‘Misbah could have hit a straight six than going for a fancy scoop’: Former all-rounder recalls 2007 T20 World Cup final
Mahmood, who never played T20 international in his career, felt Misbah Ul Haq could have perhaps prevented playing the scoop shot in the final of the T20 World Cup against India, the last Pakistan wicket to fall.Updated: Aug 02, 2020 10:49 IST
Former Pakistan all-rounder Azhar Mahmood has claimed that India were focussed on ODIs and Tests and that the team wasn’t too interested in T20 cricket before the inaugural T20 World Cup. Mahmood, who last played for Pakistan in March of 2007, a few months before the World Cup in South Africa, reckons the win opened the gates for T20 cricket in India, eventually paving the way for the T20 phenomena, the IPL.
“India were not keen [playing T20s] before the T20 World Cup. They were concentrating more on Test match cricket and one-day cricket. It was a massive boost for Indian cricket to win the T20 World Cup, which eventually led to the birth of IPL. It was great to see,” Mahmood said on Wisden’s The Greatest Rivalry podcast.
Mahmood, who never played T20 international in his career, felt Misbah Ul Haq could have perhaps prevented playing the scoop shot in the final, the last Pakistan wicket to fall. With 13 needed off the final over, Misbah struck a six off the second ball of the over from Joginder Sharma to bring the target down to six off four. Off the third ball, Misbah went for a cheeky scoop, which he did not time well and the ball landed down S Sreesanth’s throat.
“Unfortunately, Pakistan was on the losing side. Misbah Ul Haq was playing so well but in the end, he tried to play that scoop shot. He could have hit a straight six off Joginder Sharma but he tried to go with a fancy scoop. I jumped on my sofa, when I saw, but then when the catch was taken, I was like ‘what’s happening’,” Mahmood added.
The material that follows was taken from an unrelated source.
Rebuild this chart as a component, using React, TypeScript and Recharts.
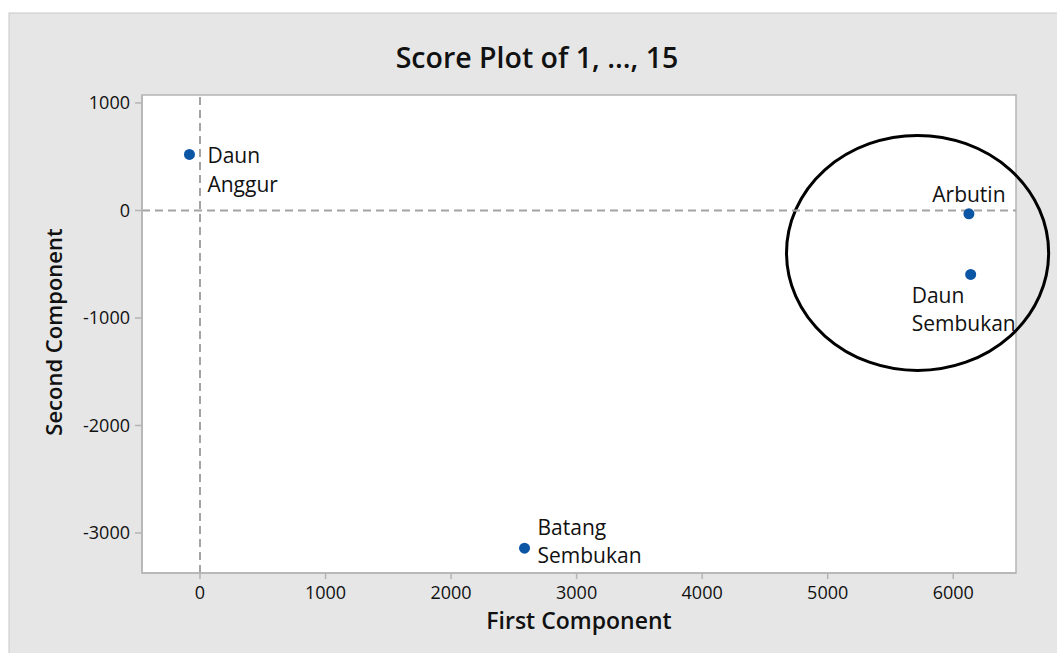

However, more than anything else, Mahmood feels the biggest takeaway from India winning the T20 World Cup was the rise of MS Dhoni as captain of the Indian team. Appointed skipper of a young T20 World Cup team, Dhoni succeeded Rahul Dravid as India’s limited-overs captain the same year before taking charge of the Test team following Anil Kumble’s retirement.
In a captaincy career that spanned 10 years, Dhoni led India to the 2011 World Cup win and the 2013 Champions Trophy title along with taking India to the No. 1 ICC rankings in Tests.
“It was a great game of cricket, especially for Indian cricket. It was the birth of a great leader in Indian cricket - MS Dhoni. He changed the mindset and a lot of things in Indian cricket, for which he deserves credit,” Mahmood said.